You’re not going to want to read this week’s newsletter.
It’s going to be uncomfortable.
And that’s the point.
So, if you’d rather carry on in a state of ease, go ahead and close this out and I’ll catch you next week.
Still here? Great. Let’s jump in…
Your life is too comfortable.
Mine is too, by the way.
“Studies show it was not uncommon for these hunters to run and walk more than 25 miles in a day. We call that a marathon. They called it ‘picking up dinner.’”
— Michael Easter, The Comfort Crisis
I sleep on a plush mattress with pillows and blankets 🛏️
Every building I enter is temperature-controlled ☀️❄️
I can summon hot food or a car with a thumb tap 👍🏼[
I own workout gear engineered to wick away my sweat — so my discomfort working out is as comfortable as possible 🏋🏼♀️
And of course we’ve got fast shipping, contactless payment, and not having to talk to actual people to communicate 💳
None of these are necessarily bad (on their own).
Comfort isn’t a villain. But unchecked comfort might become a silent killer.
“Most people today rarely step outside their comfort zones. We are living progressively sheltered, sterile, temperature-controlled, overfed, underchallenged, safety-netted lives.”
— Michael Easter, The Comfort Crisis
The Price of Comfort
The question isn’t just “What’s the cost of comfort?”
It’s: Are you willing to pay it?
Because there is a price.
It just doesn’t show up on your bank statement.
It shows up in your boredom.
In your low-grade anxiety.
In how small problems suddenly feel enormous.
Comfort’s invoice comes in subtle ways:
A restless mind that can't sit still.
A body that’s soft in all the wrong ways.
A spirit that’s overfed and underchallenged.
So before we double down on comfort — the quick fix, the extra cushion, the easy way out — maybe we pause and ask:
“Am I okay with the tradeoff I’m making?”
Because if you never stretch... you shrink.
From Hunter-Gatherers to Prime Delivery
Our ancestors didn’t dream of Amazon Prime or AC.
They just didn’t want to freeze to death or starve.
Every innovation they chased — fire, shelter, tools — made life a little less brutal.
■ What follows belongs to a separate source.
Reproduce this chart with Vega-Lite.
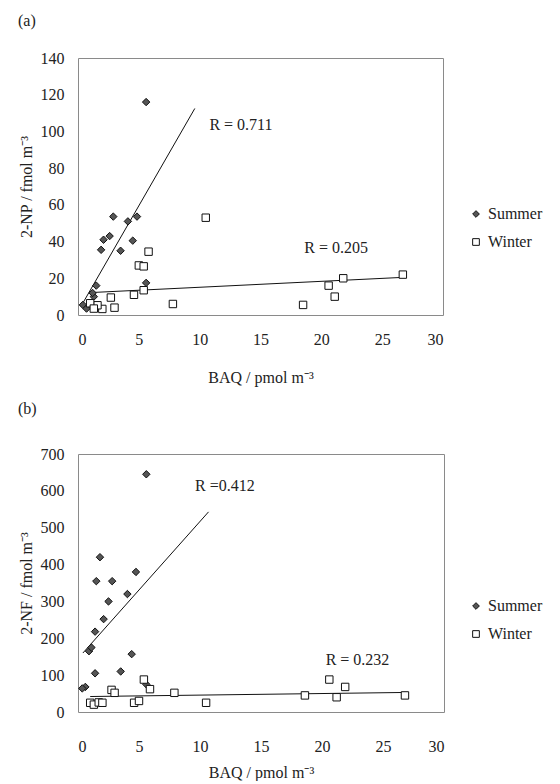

That was the point: survival, not luxury.
But what they couldn’t have predicted were the ripple effects.
That someday we’d invent a world where comfort wasn’t just available — it was expected. That we'd eliminate most of life’s daily friction… and somehow feel more overwhelmed, less fulfilled, and deeply underchallenged.
They didn’t see that part coming.
And, if we’re not asking this question, we might also never realize the source of our own perceived struggles.
“A radical new body of evidence shows that people are at their best—physically harder, mentally tougher, and spiritually sounder—after experiencing the same discomforts our early ancestors were exposed to every day.”
— Michael Easter, The Comfort Crisis
Part of my job involves hard conversations.
People walk in with real concerns — sometimes aggressive, sometimes emotional.
And, no matter how many times I do this, I can’t seem to let their emotion stay with them. Their emotion often finds a way to become my emotion.
But while reading The Comfort Crisis, something clicked.
If the hardest part of my day is dealing with a tough conversation in a perfectly climate controlled room, sitting in my ergonomic chair, with my electrolyte infused water nearby…
My life is pretty freaking good.
That doesn’t mean the work isn’t hard.
But it reframes how I perceive and internalize the stress.
Is this true for everyone?
No. There are people dealing with much harder, more intense life situations right now that are deserving of the energy and emotion being experienced.
But for the people who come in and are carrying big emotions around relatively tiny issues (parking, traffic flow, playground shade, classroom size)…
I want to say—thank you for raising this. It’s absolutely worth discussing.
And — how lucky are we that this is the biggest thing on our plate today?
A Question Worth Carrying
You don’t need to give up your mattress.
You don’t have to start rucking 45-pound weights around the neighborhood.
But maybe you could start with this question:
“What’s the cost of comfort?”
This question alone can change how you show up in small moments:
When the elevator dings... do you take the stairs?
When dinner feels a little late... do you sit with the hunger?
When someone’s difficult... do you rise or recoil?
When you don’t get what you want… do you throw a fit or calmly find a solution?
Unchecked comfort can turn little problems into big ones.
But discomfort?
It sharpens us.
Humbles us.
Reminds us what we’re made of.
Now, what?
So this week, don’t change your life.
Just change your lens.
When life offers a choice: Easy or uncomfortable?
Try the uncomfortable path — just once.
Take the stairs. Sit in the silence. Walk in the rain. Delay the impulse.
Remind your body and brain that you were built for this.
You are not fragile.
You are not made of feathers and screen time.
You are built for discomfort.
And that?
That might be your greatest comfort of all.
Keep Asking,
Kyle
Maybe discomfort could be thought of as similar to taking a vitamin.